NEW DELHI: Corporate India was cautious in its response to the Direct Taxes Code bill, welcoming the proposal to raise the exemption limit for individual tax payers, while expressing disappointment that corporate tax rates were not lowered to 25 per cent. 

The three leading industry associations, which cover almost the entire gamut of corporate India, said some provisions of the DTC, tabled in Parliament today and proposed to be implemented from April 1, 2012, were not in sync with international best practices. 

"The proposed new direct tax code is a welcome move, but it has not gone far enough," said FICCI President Rajan Bharti Mittal. 

The industry body said that average global corporate tax rate is around 25 per cent and it is imperative that in India also have a corporate tax rate of 25 per cent. 

"The marginal adjustment of fixing the rate at 30 per cent is disappointing," Mittal said. 

Further, the new income tax slabs that have been proposed provide application of maximum tax rate of 30 per cent at income level of over Rs 10 lakh. This is also not a major change as originally the maximum rate was proposed to be levied at income levels of over Rs 25 lakh, FICCI said. 

Industry body Ascham complemented the UPA government and said that it would pave the way for equitable administration of direct taxes and address the concerns of industries. 

"The revised DTC should have addressed concerns relating to capital gains tax as well as minimum alternate tax (MAT) as per anticipation of India Inc.," Assocham President Swati Piramal said. 

PHD Chamber said that the increase in proposed MAT on book profits from current rate of 18 per cent to 20 per cent will be regressive for companies. Companies have been demanding an abolition of MAT. 


Making the tax rates a part of the code itself will be an appreciable move as it would provide stability to changing tax rates year after year.

However, corporate tax rate of 30 per cent as proposed by the code will be of marginal relief for the corporates and the Chamber believes that it should be brought down to a level of 25 per cent.

(E)Analysis of the Direct Tax Code 2010: Grant Thornton

The Central Board of Direct Taxes (CBDT) then issued a Revised Discussion Paper in June 2010 after considering the views of various business houses, forums and the general public.

The Direct Tax Code, which has now been tabled, rolls back certain controversial provisions such as levy of Minimum Alternate Tax (MAT) on gross assets basis, re-introduction of Exempt-Exempt-Tax (EET) regime in respect of taxation of savings, removal of the interest deduction up to Rs.150, 000 for self-occupied properties, taxation of long term capital gains on sale of listed shares, In fact the tax rates proposed on short term gains will be lower than the prevailing rate.

It has also sought to clarify that tax holiday of the units located in Special Economic Zones will be grandfathered.
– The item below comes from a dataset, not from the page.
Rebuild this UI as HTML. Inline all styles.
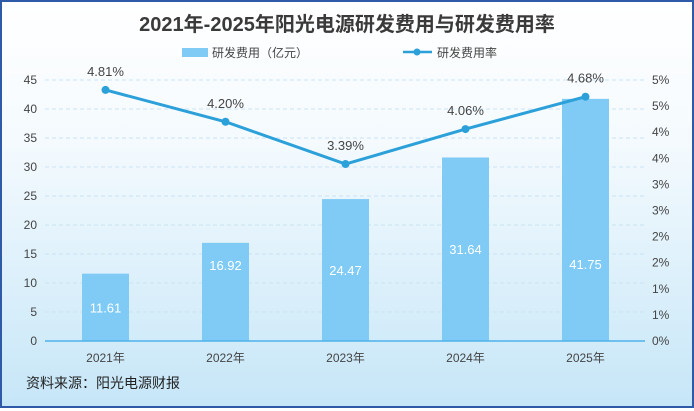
<!DOCTYPE html>
<html><head><meta charset="utf-8"><style>
html,body{margin:0;padding:0;}
body{width:694px;height:408px;overflow:hidden;font-family:"Liberation Sans","Noto Sans CJK SC",sans-serif;}
#wrap{position:absolute;left:0;top:0;width:690px;height:404px;border:2px solid #2f5aa8;background:linear-gradient(180deg,#ffffff 0%,#f4fafe 35%,#d8eefa 75%,#c6e6f7 100%);}
</style></head><body>
<div id="wrap">
<svg id="chart" width="690" height="404" xmlns="http://www.w3.org/2000/svg"></svg>
</div>
<script>
const categories=["2021年","2022年","2023年","2024年","2025年"];
const costs=[11.61,16.92,24.47,31.64,41.75];
const rates=[4.81,4.20,3.39,4.06,4.68];
const leftTicks=[0,5,10,15,20,25,30,35,40,45];
const rightTicks=[0,0.5,1,1.5,2,2.5,3,3.5,4,4.5,5];
const rightLabels=["0%","1%","1%","2%","2%","3%","3%","4%","4%","5%","5%"];
const NS="http://www.w3.org/2000/svg";
const svg=document.getElementById('chart');
const ox=-2,oy=-2;
const y0=341,yTop=80,x0=45,x1=645;
const yL=v=>y0-(v/45)*(y0-yTop)+oy;
const yR=v=>y0-(v/5)*(y0-yTop)+oy;
const xC=i=>105.5+i*120+ox;
const labelShift=[0,-27,0,0,44];
function mk(t,a,txt){const e=document.createElementNS(NS,t);for(const k in a)e.setAttribute(k,a[k]);if(txt!==undefined)e.textContent=txt;svg.appendChild(e);return e;}
let e;
e=mk('text',{x:347+ox,y:31+oy,'text-anchor':'middle','font-size':20,'font-weight':'bold',fill:'#3a3a3a'},'2021年-2025年阳光电源研发费用与研发费用率');


e=mk('rect',{x:182+ox,y:48+oy,width:26,height:9,fill:'#7fcbf5'});


e=mk('text',{x:212+ox,y:57+oy,'font-size':12,fill:'#444'},'研发费用（亿元）');


e=mk('line',{x1:403+ox,y1:52+oy,x2:432+ox,y2:52+oy,stroke:'#2ba0d9','stroke-width':2.5});


e=mk('circle',{cx:417+ox,cy:52+oy,r:3.5,fill:'#2ba0d9'});


e=mk('text',{x:437+ox,y:57+oy,'font-size':12,fill:'#444'},'研发费用率');


leftTicks.forEach(v=>{
 if(v>0){e=mk('line',{x1:x0+ox,x2:x1+ox,y1:yL(v),y2:yL(v),stroke:'#c9e3f5','stroke-dasharray':'4,3','stroke-width':1});
 
 }
 e=mk('text',{x:37+ox,y:yL(v)+4,'text-anchor':'end','font-size':12,fill:'#444'},String(v));
 
 
});
rightTicks.forEach((v,i)=>{
 e=mk('text',{x:652+ox,y:yR(v)+4,'font-size':12,fill:'#444'},rightLabels[i]);
 
 
});
costs.forEach((v,i)=>{
 e=mk('rect',{x:xC(i)-23.5,y:yL(v),width:47,height:yL(0)-yL(v),fill:'#7fcbf5'});
 
 
 e=mk('text',{x:xC(i),y:(yL(v)+yL(0))/2+5+labelShift[i],'text-anchor':'middle','font-size':13,fill:'#fff'},v.toFixed(2));
 
 
 e=mk('text',{x:xC(i),y:362+oy,'text-anchor':'middle','font-size':12,fill:'#444'},categories[i]);
 
 
});
e=mk('line',{x1:x0+ox,x2:x1+ox,y1:yL(0),y2:yL(0),stroke:'#4db3ea','stroke-width':1.5});


e=mk('polyline',{points:rates.map((r,i)=>xC(i)+','+yR(r)).join(' '),fill:'none',stroke:'#2ba0d9','stroke-width':3});


rates.forEach((r,i)=>{
 e=mk('circle',{cx:xC(i),cy:yR(r),r:4,fill:'#2ba0d9'});
 
 
 e=mk('text',{x:xC(i),y:yR(r)-14,'text-anchor':'middle','font-size':13,fill:'#444'},r.toFixed(2)+'%');
 
 
});
e=mk('text',{x:26+ox,y:388+oy,'font-size':14,fill:'#222'},'资料来源：阳光电源财报');


</script>
</body></html>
In many ways, the current Bill looks a lot more akin to the present Income Tax Act than the first Draft of the Code released for discussion.
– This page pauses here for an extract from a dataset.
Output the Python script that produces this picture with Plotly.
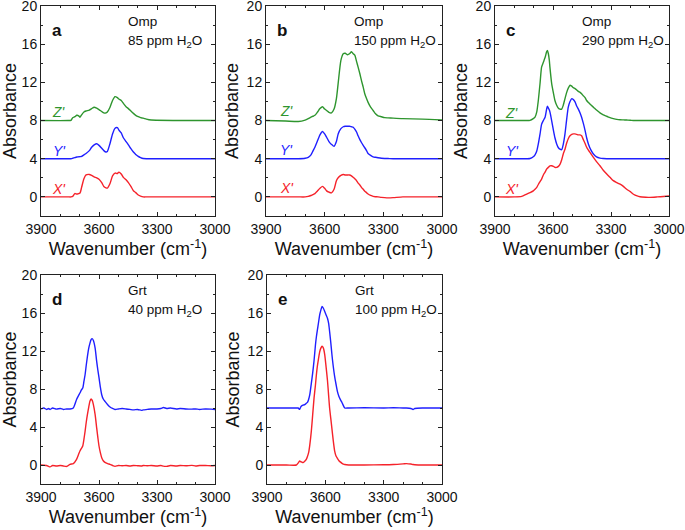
import plotly.graph_objects as go

# ---------------- data ----------------
# Panel a (Omp, 85 ppm H2O)
wn_a = [3900, 3760, 3745, 3736, 3725, 3715, 3705, 3698, 3690, 3678, 3667, 3650, 3638, 3625, 3612,
        3600, 3586, 3575, 3564, 3557, 3543, 3530, 3517, 3505, 3497, 3485, 3474, 3460, 3448, 3435,
        3422, 3410, 3397, 3385, 3371, 3355, 3330, 3000]
a_X = [0, 0, 0, 0.05, 0.35, 0.3, 0.35, 0.4, 1.0, 1.9, 2.3, 2.35, 2.25, 2.1, 2.0,
       1.85, 1.5, 1.1, 0.95, 0.92, 1.4, 2.2, 2.5, 2.45, 2.6, 2.4, 2.05, 1.8, 1.5, 1.1,
       0.65, 0.45, 0.2, 0.08, 0.0, 0, 0, 0]
a_Y = [0, 0, 0, 0.05, 0.12, 0.18, 0.2, 0.22, 0.25, 0.4, 0.55, 0.85, 1.2, 1.45, 1.57,
       1.4, 1.1, 0.85, 0.7, 0.75, 1.6, 2.6, 3.2, 3.25, 3.0, 2.7, 2.2, 1.8, 1.45, 1.05,
       0.7, 0.45, 0.25, 0.12, 0.02, 0, 0, 0]
a_Z = [0, 0, 0.02, 0.3, 0.4, 0.55, 0.5, 0.35, 0.6, 0.9, 1.0, 1.1, 1.25, 1.4, 1.3,
       1.15, 0.95, 0.8, 0.8, 0.9, 1.4, 2.1, 2.5, 2.4, 2.25, 2.1, 1.8, 1.45, 1.25, 1.0,
       0.75, 0.55, 0.4, 0.3, 0.25, 0.15, 0.05, 0]

# Panel b (Omp, 150 ppm H2O)
wn_b = [3900, 3800, 3735, 3700, 3684, 3670, 3660, 3650, 3638, 3624, 3611, 3600, 3590, 3578, 3565,
        3552, 3540, 3531, 3517, 3505, 3495, 3483, 3473, 3463, 3454, 3446, 3437, 3429, 3420, 3412,
        3403, 3395, 3386, 3378, 3365, 3352, 3340, 3327, 3310, 3293, 3276, 3250, 3200, 3100, 3000]
b_X = [0, 0, 0, 0, 0.05, 0.15, 0.25, 0.35, 0.6, 0.9, 1.1, 0.9, 0.63, 0.5, 0.42,
       0.8, 1.7, 2.0, 2.25, 2.35, 2.3, 2.3, 2.3, 2.2, 2.05, 1.9, 1.7, 1.45, 1.25, 1.0,
       0.8, 0.6, 0.45, 0.3, 0.15, 0.05, 0.02, 0, -0.05, -0.08, -0.1, -0.08, 0, 0, 0]
b_Y = [0, 0, 0, 0.05, 0.15, 0.4, 0.8, 1.2, 1.8, 2.5, 2.85, 2.6, 2.25, 1.8, 1.5,
       1.3, 1.8, 2.6, 3.15, 3.35, 3.4, 3.4, 3.4, 3.35, 3.3, 3.1, 2.8, 2.4, 2.0, 1.7,
       1.4, 1.15, 0.85, 0.55, 0.35, 0.2, 0.15, 0.1, 0.05, 0.03, 0.02, 0, 0, 0, 0]
b_Z = [0, -0.05, -0.1, 0.05, 0.2, 0.35, 0.45, 0.55, 0.85, 1.25, 1.45, 1.2, 1.05, 0.85, 0.8,
       1.2, 2.3, 3.9, 6.3, 7.0, 7.05, 6.9, 7.0, 7.2, 7.0, 6.85, 6.2, 5.6, 4.9, 4.2,
       3.5, 2.8, 2.3, 1.9, 1.4, 1.05, 0.7, 0.5, 0.4, 0.3, 0.28, 0.25, 0.2, 0.15, 0.05]

# Panel c (Omp, 290 ppm H2O)
wn_c = [3900, 3800, 3762, 3736, 3719, 3702, 3693, 3684, 3676, 3667, 3659, 3650, 3641, 3633, 3629,
        3624, 3619, 3616, 3607, 3598, 3590, 3581, 3572, 3564, 3555, 3547, 3538, 3530, 3521, 3512,
        3503, 3495, 3486, 3477, 3469, 3460, 3452, 3443, 3434, 3426, 3417, 3405, 3391, 3375, 3357,
        3340, 3322, 3305, 3288, 3270, 3253, 3236, 3219, 3200, 3184, 3165, 3150, 3120, 3098, 3060,
        3029, 3000]
c_X = [0, 0, 0.05, 0.3, 0.45, 0.63, 0.8, 1.0, 1.3, 1.6, 1.86, 2.3, 2.6, 2.9, 3.0,
       3.1, 3.2, 3.25, 3.26, 3.2, 3.1, 3.1, 3.2, 3.4, 3.9, 4.5, 5.0, 5.6, 6.1, 6.4,
       6.55, 6.6, 6.6, 6.55, 6.5, 6.5, 6.4, 6.0, 5.6, 5.2, 4.9, 4.55, 4.14, 3.7, 3.26,
       2.8, 2.4, 2.05, 1.7, 1.5, 1.33, 1.1, 0.8, 0.55, 0.28, 0.1, 0.02, -0.03, -0.05, 0,
       0.05, 0.1]
c_Y = [0, 0, 0, 0, 0.02, 0.2, 0.4, 0.8, 1.55, 2.6, 3.6, 4.0, 4.35, 5.2, 5.5,
       5.3, 5.1, 4.9, 4.0, 3.0, 2.2, 1.55, 1.15, 1.0, 0.95, 1.5, 2.6, 4.0, 5.4, 6.0,
       6.3, 6.2, 5.95, 5.5, 5.2, 4.8, 4.35, 3.7, 2.95, 2.2, 1.55, 0.95, 0.5, 0.2, 0.07,
       0.02, 0, 0, 0, 0, 0, 0, 0, 0, 0, 0, 0, 0, 0, 0,
       0, 0]
c_Z = [0, 0, 0, 0, 0.02, 0.2, 0.35, 0.9, 2.1, 3.9, 5.6, 6.1, 6.6, 7.2, 7.35,
       7.0, 6.3, 5.6, 3.9, 2.9, 2.1, 1.6, 1.3, 1.2, 1.2, 1.6, 2.3, 2.9, 3.4, 3.7,
       3.6, 3.45, 3.35, 3.2, 3.05, 2.95, 2.8, 2.6, 2.4, 2.1, 1.9, 1.65, 1.4, 1.1, 0.8,
       0.6, 0.45, 0.3, 0.2, 0.12, 0.08, 0.07, 0.05, 0.03, 0, 0, 0, 0, 0, 0,
       0, 0]

# Panel d (Grt, 40 ppm H2O)
wn_d = [3900, 3885, 3871, 3860, 3853, 3840, 3820, 3800, 3785, 3767, 3750, 3733, 3716, 3706, 3698,
        3691, 3684, 3678, 3672, 3666, 3660, 3653, 3647, 3641, 3635, 3629, 3620, 3612, 3606, 3600,
        3593, 3586, 3578, 3569, 3555, 3543, 3530, 3517, 3500, 3480, 3460, 3440, 3422, 3400, 3380,
        3371, 3350, 3330, 3300, 3280, 3267, 3250, 3230, 3200, 3180, 3150, 3120, 3100, 3080, 3050,
        3020, 3000]
d_1 = [0, -0.02, -0.05, -0.15, -0.2, -0.05, -0.1, -0.05, -0.1, -0.15, 0.07, 0.15, 0.6, 1.1, 1.5,
       1.75, 2.0, 2.7, 3.55, 4.5, 5.3, 6.1, 6.7, 6.95, 6.8, 6.35, 5.3, 3.9, 2.9, 2.0,
       1.3, 0.77, 0.45, 0.28, 0.15, 0.07, -0.05, -0.14, -0.05, -0.08, -0.05, -0.1, -0.05, -0.08, -0.1,
       -0.05, -0.08, -0.05, -0.1, -0.05, -0.12, -0.14, -0.06, -0.1, -0.05, -0.08, -0.04, -0.1, -0.06, -0.05,
       -0.08, -0.05]
d_2 = [-0.1, 0.0, -0.15, -0.05, -0.15, 0.0, -0.12, -0.05, -0.15, -0.1, -0.1, 0.0, 0.9, 1.3, 1.6,
       1.9, 2.1, 2.8, 3.5, 4.5, 5.4, 6.3, 6.8, 7.2, 7.3, 7.1, 6.3, 4.9, 4.0, 3.2,
       2.2, 1.4, 0.95, 0.7, 0.35, 0.1, -0.05, -0.15, -0.1, -0.05, -0.1, -0.15, -0.2, -0.15, -0.25,
       -0.2, -0.15, -0.1, -0.1, -0.05, 0.05, -0.05, 0.0, -0.1, -0.05, -0.1, -0.12, -0.1, -0.15, -0.1,
       -0.12, -0.15]

# Panel e (Grt, 100 ppm H2O)
wn_e = [3900, 3800, 3749, 3740, 3732, 3727, 3720, 3715, 3706, 3698, 3692, 3686, 3680, 3672, 3665,
        3658, 3651, 3646, 3641, 3635, 3629, 3623, 3617, 3610, 3603, 3596, 3589, 3583, 3578, 3572,
        3566, 3560, 3552, 3545, 3538, 3530, 3522, 3514, 3507, 3500, 3480, 3400, 3300, 3250, 3200,
        3183, 3160, 3149, 3140, 3100, 3000]
e_1 = [0, 0, 0.0, 0.2, 0.42, 0.35, 0.3, 0.25, 0.4, 0.6, 0.9, 1.3, 2.1, 3.57, 5.3,
       7.06, 8.4, 9.5, 10.4, 11.2, 11.9, 12.3, 12.5, 12.3, 11.6, 10.3, 8.9, 7.3, 6.0, 4.9,
       3.8, 2.7, 1.47, 0.95, 0.7, 0.45, 0.3, 0.18, 0.1, 0.05, 0, 0, 0.02, 0.05, 0.12,
       0.15, 0.1, 0.05, 0.03, 0, 0]
e_2 = [0, 0, 0, 0, -0.15, 0.1, 0.25, 0.3, 0.35, 0.5, 0.6, 0.9, 1.4, 2.6, 3.7,
       5.0, 6.6, 7.5, 8.2, 9.0, 9.8, 10.3, 10.7, 10.5, 10.15, 9.8, 9.45, 8.9, 8.05, 6.9,
       5.6, 4.5, 3.3, 2.5, 1.75, 1.2, 0.85, 0.55, 0.25, 0, 0, 0.02, 0, 0.02, 0,
       0, -0.05, -0.15, -0.05, 0, 0]

omp_offsets = [0, 4, 8]          # X', Y', Z'
grt_offsets = [0, 6]
series_labels = ["X'", "Y'", "Z'"]
panel_letters = ["a", "b", "c", "d", "e"]
panel_minerals = ["Omp", "Omp", "Omp", "Grt", "Grt"]
panel_water = ["85", "150", "290", "40", "100"]
label_wn = [3805, 3793, 3810]
label_lift = [0.85, 0.95, 0.8]

x_ticks = [3900, 3600, 3300, 3000]
y_ticks = [0, 4, 8, 12, 16, 20]

# ---------------- styling ----------------
RED = "#f5222a"
BLUE = "#1f1fff"
GREEN = "#2e952e"
omp_colors = [RED, BLUE, GREEN]
grt_colors = [RED, BLUE]
FONT = "Arial, Liberation Sans, sans-serif"
W, H = 685, 530

# pixel boxes of each panel in the window: (left, right, top, bottom)
boxes = [(41, 215, 6, 216), (266, 442, 6, 216), (495, 669, 6, 216),
         (41, 215, 275, 484), (267, 442, 275, 484)]

fig = go.Figure()

panels = [
    (wn_a, [a_X, a_Y, a_Z], omp_offsets, omp_colors),
    (wn_b, [b_X, b_Y, b_Z], omp_offsets, omp_colors),
    (wn_c, [c_X, c_Y, c_Z], omp_offsets, omp_colors),
    (wn_d, [d_1, d_2], grt_offsets, grt_colors),
    (wn_e, [e_1, e_2], grt_offsets, grt_colors),
]

annotations = []
for i, (wn, series, offs, cols) in enumerate(panels):
    n = i + 1
    xa = "x" if n == 1 else f"x{n}"
    ya = "y" if n == 1 else f"y{n}"
    for s, off, col in zip(series, offs, cols):
        fig.add_trace(go.Scatter(x=wn, y=[v + off for v in s], mode="lines",
                                 line=dict(color=col, width=1.4, shape="spline", smoothing=0.6),
                                 xaxis=xa, yaxis=ya, showlegend=False, hoverinfo="skip"))
    l, r, t, b = boxes[i]
    axis_common = dict(showline=True, linecolor="#222", linewidth=1, mirror="allticks",
                       ticks="inside", ticklen=4, tickwidth=1, tickcolor="#222",
                       showgrid=False, zeroline=False, automargin=False,
                       ticklabeloverflow="allow",
                       tickfont=dict(family=FONT, size=14, color="#111"))
    fig.layout[f"xaxis{'' if n == 1 else n}"] = dict(
        axis_common, domain=[l / W, r / W], anchor=ya, range=[3900, 3000],
        tickvals=x_ticks, ticktext=[str(v) for v in x_ticks],
        minor=dict(dtick=100, tick0=3000, ticks="inside", ticklen=2, tickcolor="#222"),
        title=dict(text="Wavenumber (cm<sup>-1</sup>)", font=dict(family=FONT, size=18, color="#111"),
                   standoff=6))
    fig.layout[f"yaxis{'' if n == 1 else n}"] = dict(
        axis_common, domain=[1 - b / H, 1 - t / H], anchor=xa, range=[-2, 20],
        tickvals=y_ticks,
        minor=dict(dtick=2, tick0=0, ticks="inside", ticklen=2, tickcolor="#222"),
        title=dict(text="Absorbance", font=dict(family=FONT, size=18, color="#111"), standoff=3))
    # panel letter
    annotations.append(dict(xref=f"{xa} domain", yref=f"{ya} domain", x=0.09, y=0.885,
                            text=f"<b>{panel_letters[i]}</b>", showarrow=False,
                            font=dict(family=FONT, size=17, color="#111"), xanchor="center", yanchor="middle"))
    annotations.append(dict(xref=f"{xa} domain", yref=f"{ya} domain", x=0.49, y=0.925,
                            text=panel_minerals[i], showarrow=False,
                            font=dict(family=FONT, size=13.5, color="#111"), xanchor="left", yanchor="middle"))
    annotations.append(dict(xref=f"{xa} domain", yref=f"{ya} domain", x=0.49, y=0.83,
                            text=f"{panel_water[i]} ppm H<sub>2</sub>O", showarrow=False,
                            font=dict(family=FONT, size=13.5, color="#111"), xanchor="left", yanchor="middle"))
    if len(series) == 3:
        for lab, off, col in zip(series_labels, offs, cols):
            annotations.append(dict(xref=xa, yref=ya, x=label_wn[i], y=off + label_lift[i],
                                    text=f"<i>{lab}</i>", showarrow=False,
                                    font=dict(family=FONT, size=14, color=col),
                                    xanchor="center", yanchor="middle"))

fig.update_layout(width=W, height=H, margin=dict(l=0, r=0, t=0, b=0),
                  paper_bgcolor="white", plot_bgcolor="white",
                  annotations=annotations, font=dict(family=FONT))

fig.write_html("out.html", config={"displayModeBar": False},
               post_script="document.body.style.margin='0px';")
The rates for taxes have been reduced and slabs widened to benefit both individuals and corporates. These changes though widely discussed and deliberated in media are fairly cosmetic compared to the substantial changes according sweeping powers to the Tax authorities in the dispensation of assessments and appeals under the Code.
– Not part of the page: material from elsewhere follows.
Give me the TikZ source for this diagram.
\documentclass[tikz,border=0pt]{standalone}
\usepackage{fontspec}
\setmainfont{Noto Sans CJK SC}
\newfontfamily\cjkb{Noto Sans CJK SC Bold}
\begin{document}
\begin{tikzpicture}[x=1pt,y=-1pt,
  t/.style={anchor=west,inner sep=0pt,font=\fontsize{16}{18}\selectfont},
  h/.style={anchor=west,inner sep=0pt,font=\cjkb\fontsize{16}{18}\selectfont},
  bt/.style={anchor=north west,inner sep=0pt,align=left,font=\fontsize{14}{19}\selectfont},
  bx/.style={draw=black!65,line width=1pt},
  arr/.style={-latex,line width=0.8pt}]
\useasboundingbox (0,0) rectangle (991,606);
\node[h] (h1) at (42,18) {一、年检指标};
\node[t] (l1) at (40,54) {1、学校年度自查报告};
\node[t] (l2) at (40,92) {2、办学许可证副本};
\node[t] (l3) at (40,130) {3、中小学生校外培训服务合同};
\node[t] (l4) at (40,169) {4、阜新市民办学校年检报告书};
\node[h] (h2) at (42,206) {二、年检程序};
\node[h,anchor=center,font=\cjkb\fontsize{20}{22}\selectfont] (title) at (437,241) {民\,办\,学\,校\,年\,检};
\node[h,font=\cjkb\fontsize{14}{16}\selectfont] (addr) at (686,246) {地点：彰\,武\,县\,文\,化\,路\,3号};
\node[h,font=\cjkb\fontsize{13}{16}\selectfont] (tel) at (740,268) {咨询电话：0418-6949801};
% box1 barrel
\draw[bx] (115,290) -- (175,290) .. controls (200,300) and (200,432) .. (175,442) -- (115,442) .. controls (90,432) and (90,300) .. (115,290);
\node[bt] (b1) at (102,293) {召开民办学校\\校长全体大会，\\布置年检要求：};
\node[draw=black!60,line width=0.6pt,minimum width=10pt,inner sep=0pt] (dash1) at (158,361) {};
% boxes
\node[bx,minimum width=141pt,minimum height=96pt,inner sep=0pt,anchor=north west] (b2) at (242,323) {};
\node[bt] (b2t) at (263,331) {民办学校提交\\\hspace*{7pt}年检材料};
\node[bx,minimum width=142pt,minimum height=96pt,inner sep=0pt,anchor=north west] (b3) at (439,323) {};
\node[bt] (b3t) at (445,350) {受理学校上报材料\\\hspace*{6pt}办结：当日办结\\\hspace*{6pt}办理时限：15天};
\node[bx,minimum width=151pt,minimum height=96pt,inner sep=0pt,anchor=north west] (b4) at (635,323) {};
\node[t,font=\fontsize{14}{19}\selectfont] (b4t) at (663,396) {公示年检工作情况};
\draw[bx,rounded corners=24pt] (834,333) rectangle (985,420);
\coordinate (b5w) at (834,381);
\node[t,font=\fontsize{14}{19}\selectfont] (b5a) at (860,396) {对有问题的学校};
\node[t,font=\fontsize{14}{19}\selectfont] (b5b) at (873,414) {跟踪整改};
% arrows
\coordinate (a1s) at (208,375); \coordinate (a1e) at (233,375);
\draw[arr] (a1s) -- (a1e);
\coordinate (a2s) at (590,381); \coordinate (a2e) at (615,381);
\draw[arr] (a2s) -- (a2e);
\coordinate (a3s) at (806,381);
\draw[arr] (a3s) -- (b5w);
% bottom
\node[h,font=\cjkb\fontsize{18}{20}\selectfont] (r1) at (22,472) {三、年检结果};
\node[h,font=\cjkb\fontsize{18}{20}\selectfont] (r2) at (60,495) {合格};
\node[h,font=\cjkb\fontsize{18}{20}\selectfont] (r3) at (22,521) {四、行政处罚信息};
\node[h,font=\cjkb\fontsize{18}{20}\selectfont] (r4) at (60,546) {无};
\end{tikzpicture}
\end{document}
The powers of the tax authorities under the General Anti-Avoidance Rules (GAAR) have not been diluted and this continues to be a cause for concern though it has been stated that the provisions are intended to be invoked only for willful evasion of tax.


The Direct Tax Code was intended to simplify the Income tax regime and reduce litigation -- in its current form it is more voluminous than the present Income Tax Act and bodes increased litigation.

While the intent of the law makers drafting this Code to bring in clarity and simplification is laudable, to what extent the execution reflects this integrity of thought remains to be seen.